Expatriate Owl

A politically-incorrect perspective that does not necessarily tow the party line, on various matters including but not limited to taxation, academia, government and religion.

Thursday, March 31, 2016

Sharing the Cost, Sharing the Burden




Inasmuch as we need to keep our options for the next few years open, my wife and I are no longer homeowners, at least for the moment.  Our son lined us up a rental apartment prior to our arrival in Israel, and a friend of ours recommended his lawyer to us; it has proven to be a very good recommendation. Our landlord is a American whose plans to have his son live in the apartment went bust when the son's wife got indicted for some undisclosed offense (I get the sense that it involved drugs), the marriage began to fall apart, and the child custody and visitation arrangements effectively preclude the landlord's son from leaving the area of his residence, much less the United States.

The landlord wants what the lease agreement refers to as "commercial silence," in return for which the monthly rental is reduced by 300 shekel per month as long as we do not contact the landlord and our postdated "head checks" clear when the landlord's attorney deposits them every month.  As is standard for Israel apartment rentals, the tenant is required to pay, in addition to rent and utilities, the common building charges assessed to the landlord.

Our apartment building had a major elevator failure, necessitating costly repairs which, in turn, necessitated a supposed one-time call of 725 shekel (this is in addition to the 275 shekel per month we pay as ordinary building maintenance fee).

To be sure, we do get what we pay for.  The building is well maintained, including outside landscaping. 

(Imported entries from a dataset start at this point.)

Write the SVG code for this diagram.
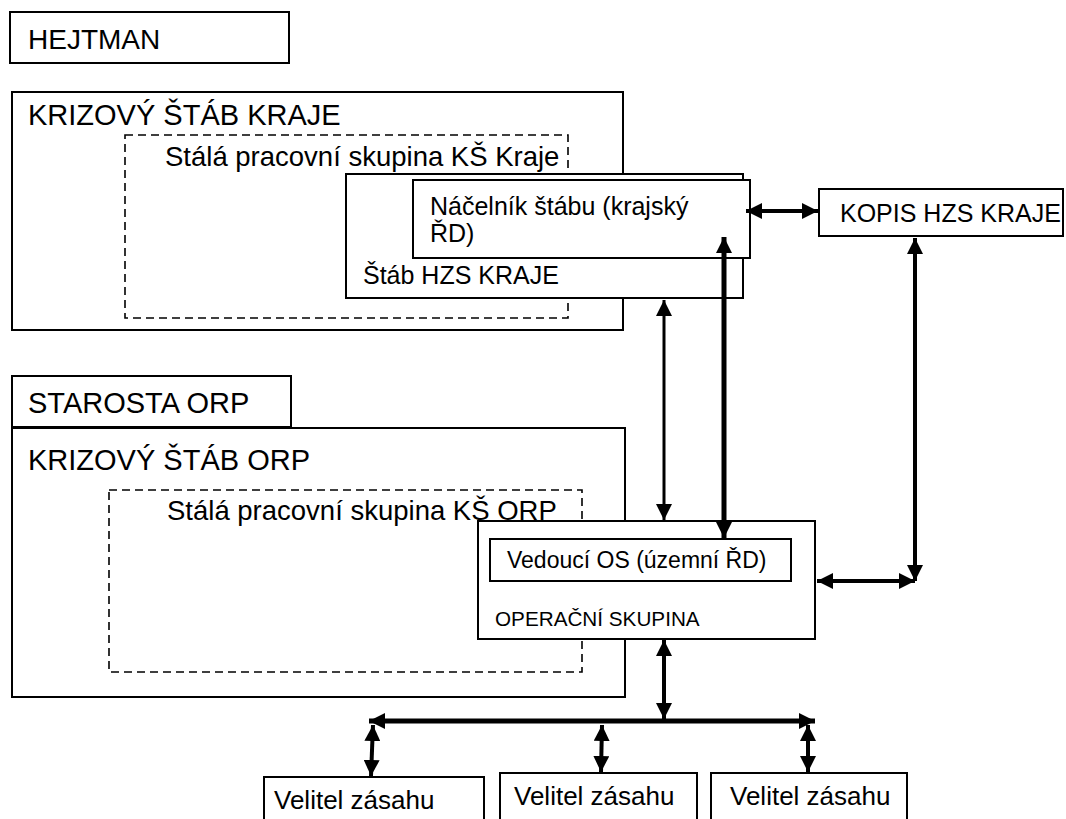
<svg xmlns="http://www.w3.org/2000/svg" width="1066" height="819" viewBox="0 0 1066 819">
<style>
.box{fill:#fff;stroke:#000;stroke-width:2}
.dash{fill:none;stroke:#000;stroke-width:1.6;stroke-dasharray:8 5}
text{font-family:"Liberation Sans",Arial,sans-serif;fill:#000}
.t29{font-size:29px}
.t28{font-size:28px}
.t27{font-size:27.5px}
.t25{font-size:25px}
.t26{font-size:26px}
.t23{font-size:23px}
.t20{font-size:20.7px}
.c{stroke:#000;fill:none}
</style>
<defs>
<marker id="ah" markerUnits="userSpaceOnUse" markerWidth="18" markerHeight="16" refX="16" refY="8" orient="auto-start-reverse" viewBox="0 0 18 16">
<path d="M0,0 L16,8 L0,16 Z" fill="#000"/>
</marker>
</defs>
<rect width="1066" height="819" fill="#fff"/>
<g id="hejtman"><rect class="box" x="10" y="12" width="279" height="51"/><text class="t28" x="28" y="49">HEJTMAN</text></g>
<g id="ks-kraje"><rect class="box" x="12" y="92" width="611" height="238"/><text class="t29" x="28" y="125">KRIZOVÝ ŠTÁB KRAJE</text></g>
<g id="spk-kraje"><rect class="dash" x="125" y="135" width="443" height="183"/><text class="t27" x="165" y="166">Stálá pracovní skupina KŠ Kraje</text></g>
<g id="stab-hzs"><rect class="box" x="346" y="174" width="397" height="124"/><text class="t25" x="363" y="284">Štáb HZS KRAJE</text></g>
<g id="nacelnik"><rect class="box" x="413" y="180" width="337" height="78"/><text class="t25" x="430" y="215">Náčelník štábu (krajský</text><text class="t25" x="430" y="242">ŘD)</text></g>
<g id="kopis"><rect class="box" x="819" y="189" width="244" height="47"/><text class="t25" x="840" y="222">KOPIS HZS KRAJE</text></g>
<g id="starosta"><rect class="box" x="12" y="376" width="279" height="51"/><text class="t29" x="28" y="413">STAROSTA ORP</text></g>
<g id="ks-orp"><rect class="box" x="12" y="428" width="613" height="269"/><text class="t29" x="28" y="470">KRIZOVÝ ŠTÁB ORP</text></g>
<g id="spk-orp"><rect class="dash" x="109" y="490" width="473" height="182"/><text class="t27" x="167" y="520">Stálá pracovní skupina KŠ ORP</text></g>
<g id="operacni"><rect class="box" x="478" y="521" width="337" height="118"/><text class="t20" x="495" y="626">OPERAČNÍ SKUPINA</text></g>
<g id="vedouci"><rect class="box" x="490" y="539" width="301" height="42"/><text class="t23" x="507" y="568">Vedoucí OS (územní ŘD)</text></g>
<g id="velitel1"><rect class="box" x="264" y="777" width="220" height="50"/><text class="t26" x="274" y="809">Velitel zásahu</text></g>
<g id="velitel2"><rect class="box" x="500" y="773" width="197" height="54"/><text class="t26" x="514" y="805">Velitel zásahu</text></g>
<g id="velitel3"><rect class="box" x="711" y="773" width="196" height="54"/><text class="t26" x="730" y="805">Velitel zásahu</text></g>
<g id="connectors">
<line class="c" stroke-width="4" x1="746" y1="211" x2="818" y2="211" marker-start="url(#ah)" marker-end="url(#ah)"/>
<line class="c" stroke-width="3" x1="664" y1="300" x2="664" y2="520" marker-start="url(#ah)" marker-end="url(#ah)"/>
<line class="c" stroke-width="5" x1="724" y1="237" x2="724" y2="538" marker-start="url(#ah)" marker-end="url(#ah)"/>
<line class="c" stroke-width="4" x1="915" y1="238" x2="915" y2="581" marker-start="url(#ah)" marker-end="url(#ah)"/>
<line class="c" stroke-width="4" x1="817" y1="581" x2="915" y2="581" marker-start="url(#ah)" marker-end="url(#ah)"/>
<line class="c" stroke-width="4" x1="664" y1="640" x2="664" y2="719" marker-start="url(#ah)" marker-end="url(#ah)"/>
<line class="c" stroke-width="5" x1="369" y1="721" x2="815" y2="721" marker-start="url(#ah)" marker-end="url(#ah)"/>
<line class="c" stroke-width="4" x1="373" y1="725" x2="371" y2="776" marker-start="url(#ah)" marker-end="url(#ah)"/>
<line class="c" stroke-width="4" x1="602" y1="725" x2="601" y2="772" marker-start="url(#ah)" marker-end="url(#ah)"/>
<line class="c" stroke-width="4" x1="808" y1="725" x2="808" y2="772" marker-start="url(#ah)" marker-end="url(#ah)"/>
</g>
</svg>
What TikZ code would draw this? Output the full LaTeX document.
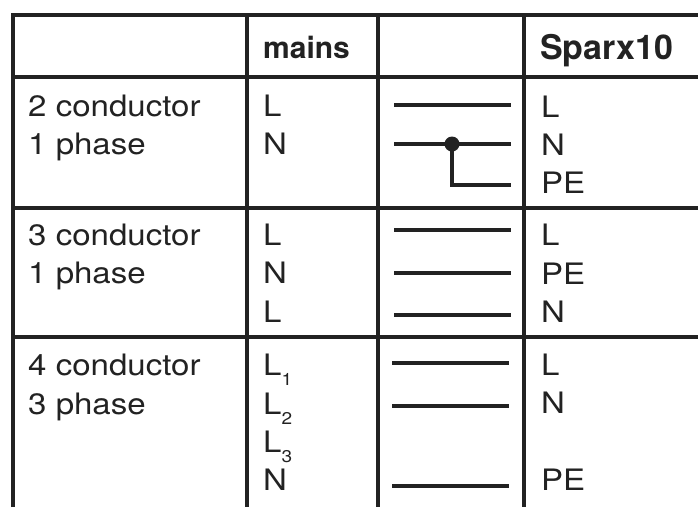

Before we first came here, more than one friend/relative asked us why we didn't buy or rent a single family house.  Had we done so, we would not have the advantage of 31 additional contributors to bear the financial load of our general building repairs (not that too many single family homes here have elevators, but they all have roofs, etc.).

Last evening, I learned that the building superintendent has engaged counsel (who lives in the building down the street) to try to recover what is now being spent to fix the elevator.  Whatever is recovered will be returned to the tenants, whether in cash or as a credit against future monthly maintenance fees.  The new counsel informs me that our chances of some sort of recovery look quite promising.